Peel and cube the potatoes. In a large pot, boil the potatoes. When tender, drain and mash.
In a separate pan, cook bacon.
Cut the leaves off of the leeks and work with the thick part at the bottom. Cut and prepare all vegetables. In a large pot, melt the butter and add the vegetables. Saute for about 5 minutes.
Add stock, cream, nutmeg, salt and pepper.
Bring to a boil. When vegetables are cooked, strain liquid out of vegetables and reserve. Add the vegetables into the potatoes. I added about ¾ of the vegetable mixture and it was enough, but feel free to add as much or as little as you’d like. Also crumble and add the bacon.
Add reserved liquid back into the pan. Reheat to a low boil and cook the sauce, stirring continuously, until the sauce reduces and becomes thicker.
Once sauce is ready, add into the potatoes and mix to combine again.
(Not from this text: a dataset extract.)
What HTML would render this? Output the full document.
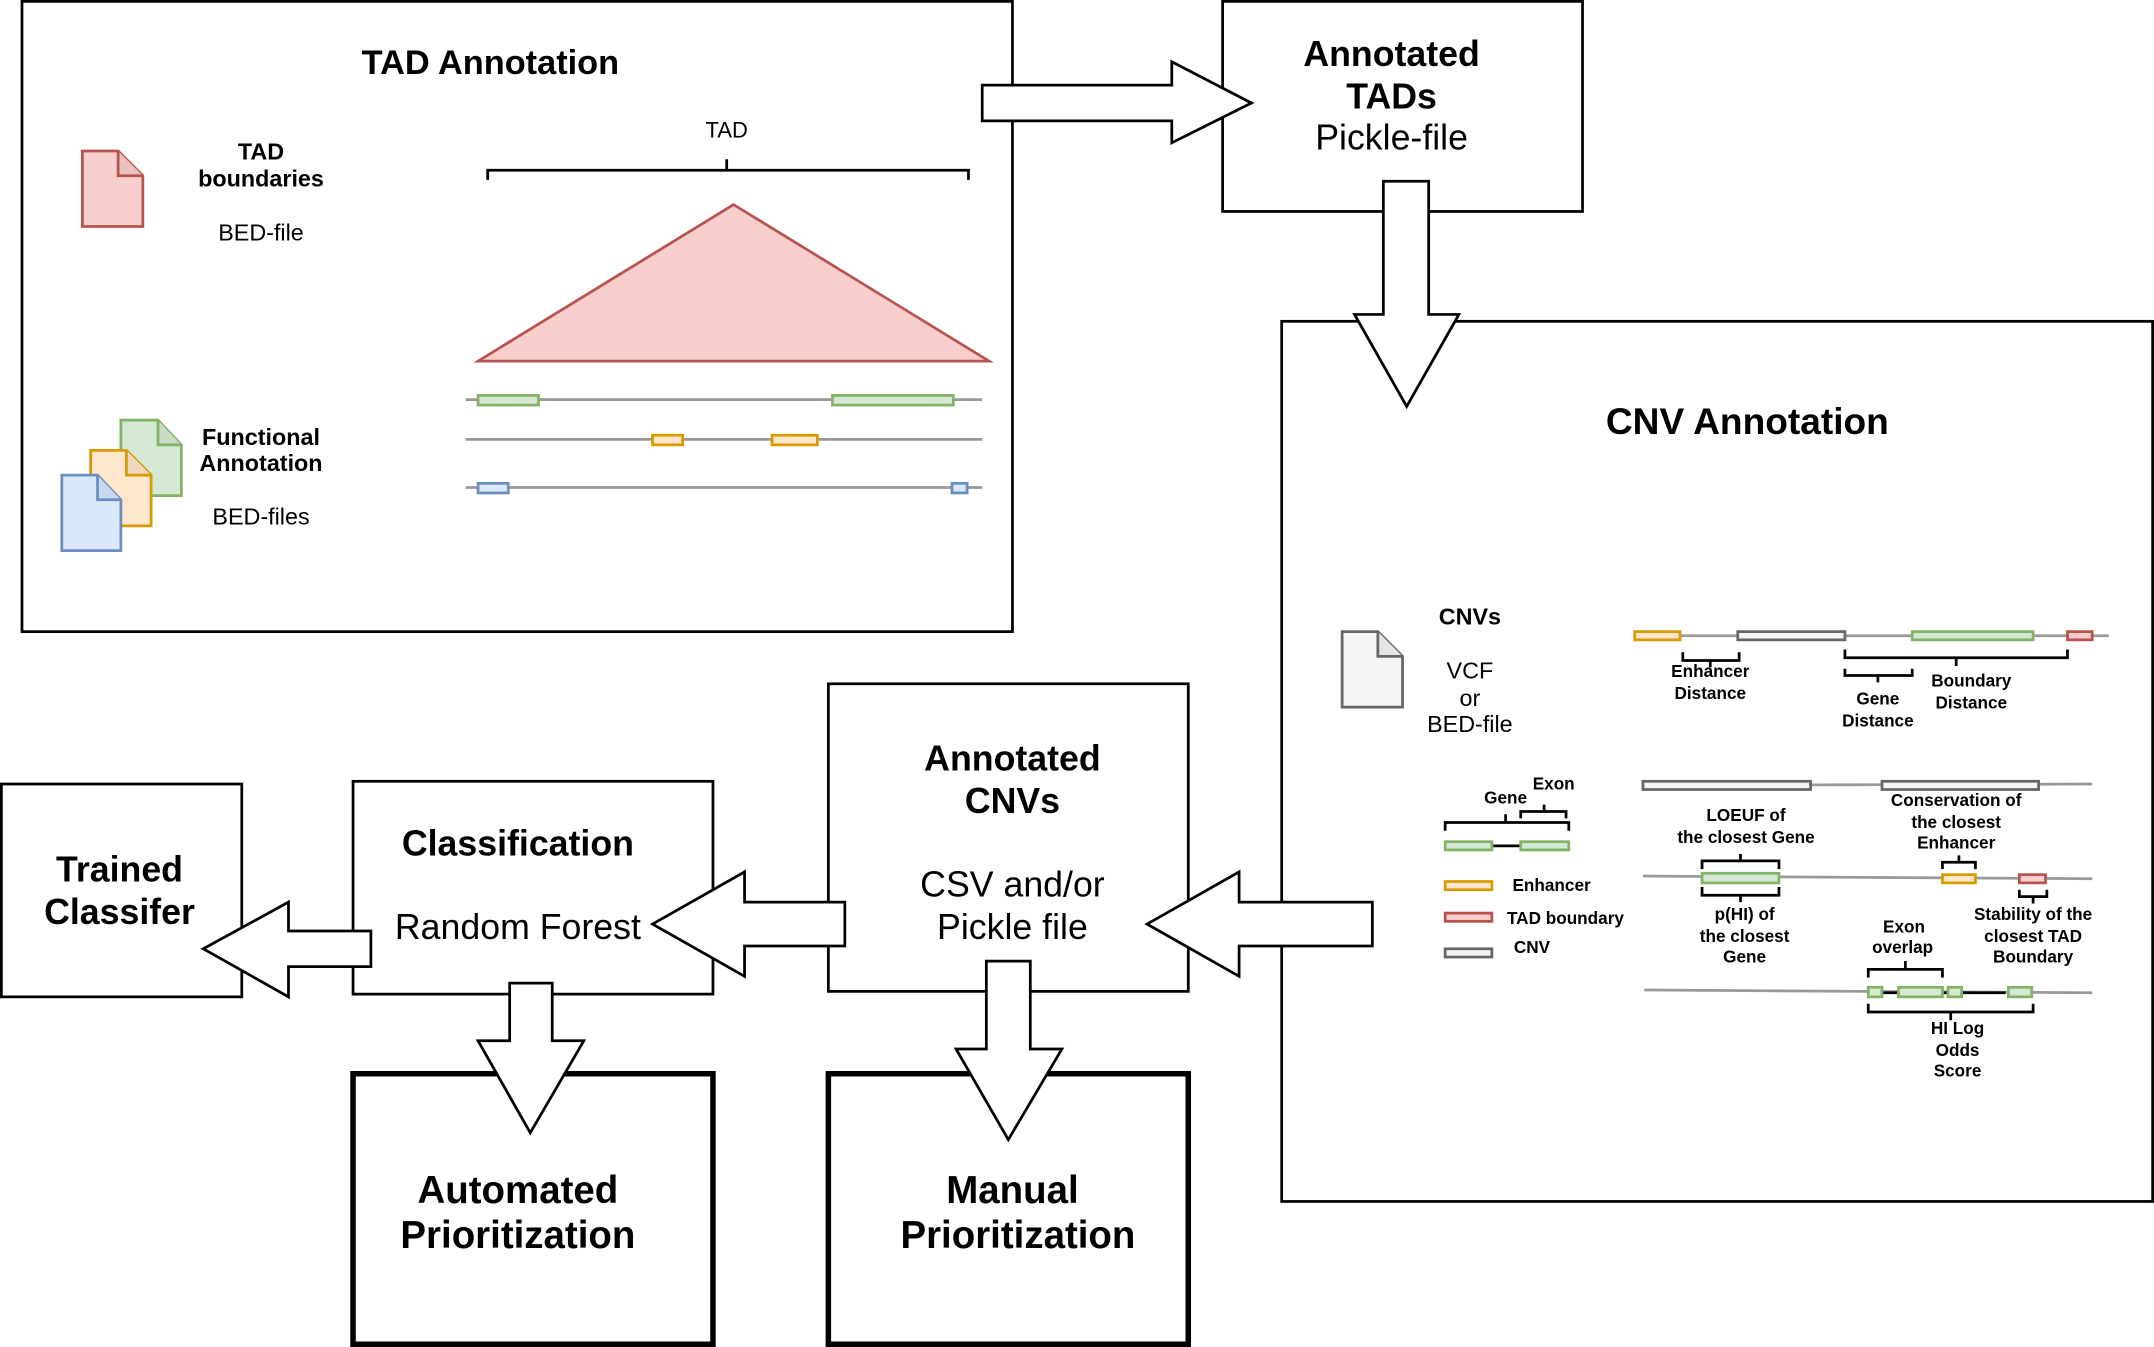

Enjoy!
Instant Pot Instructions
Wash and peel the potatoes. Cut the potato into eighths, making equal sized pieces.
Add 2 cups of water into the Instant Pot and add your potatoes. Put the lid on the Instant Pot, then set to MANUAL or HIGH for 6 minutes.
Once the cooking cycle is complete, perform a Quick Release. Drain any remaining water.
Turn the Instant Pot to SAUTE, then follow the assembly instructions above.